Still, there's something about the self-important whirlwind that Rachel Zoe is caught up in, the swirling, stormy egocentric gusts that blow her hither and thither, to and fro, from her "brand development" meeting, where she clutches her latte and talks about how frightened she is by the immense promise of having her very own line of accessories and fashions and bath mats and bed linens to her meetings with her associate, Taylor, who explains that Zoe must follow the day's schedule and not dillydally or stop to pick up $10,000 of random vintage couture dresses and accessories at her favorite boutique like she seems to do every 20 minutes or so.

Watching this curious spectacle, you can't help thinking that if Zoe were to, say, skim through a copy of the New York Times, or scan some of the news on Google every now and then, if she were to briefly familiarize herself with the economy's downward spiral, with worldwide food shortages, with the energy crisis, well ... Could she still run around town, looking like Ice-T shrunken down to tiny, white, anorexic proportions, chattering nervously about her brand while she charges thousands in luxury accessories and fashions on her credit card?

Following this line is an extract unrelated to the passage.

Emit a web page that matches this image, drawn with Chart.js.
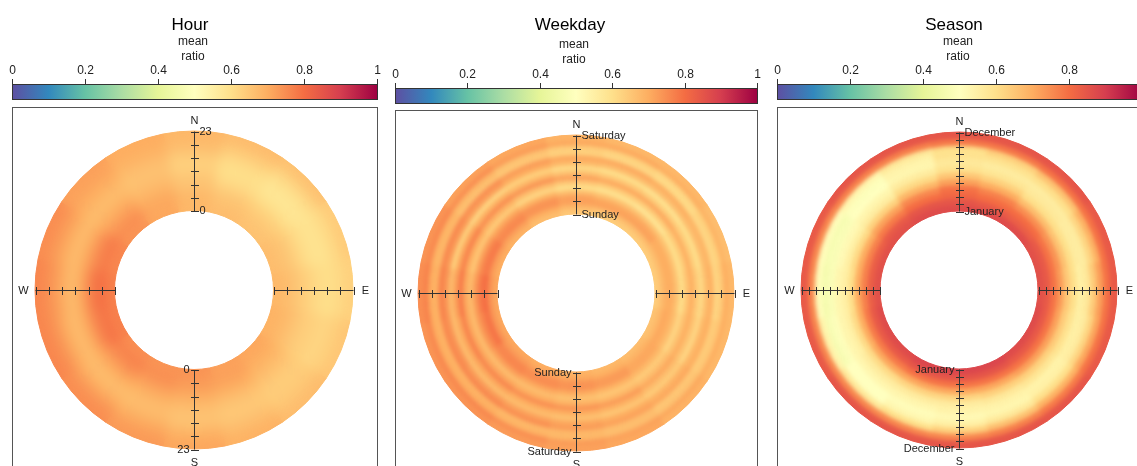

Probably. Because if anyone can shut out the universe and sharpen their focus on their own navel, it's Rachel Zoe. But the point is, Zoe's world starts to feel very small and claustrophobic very fast -- as small as her cluttered studio, stuffed to the gills with shiny dresses and hundreds of thousands of dollars in jewelry and purses and shoes. Being in Zoe's company as she blinks her gigantic fake eyelashes and frets over her schedule and says "I die, I die" over and over again, I start to feel slightly short of breath and the walls start closing in on me and it's as if there are no food riots and no wars, there is just the unbearable, airless, migraine-inducing press of fabulousness. It's absolutely bananas and it's so it and I die, I die, I just die.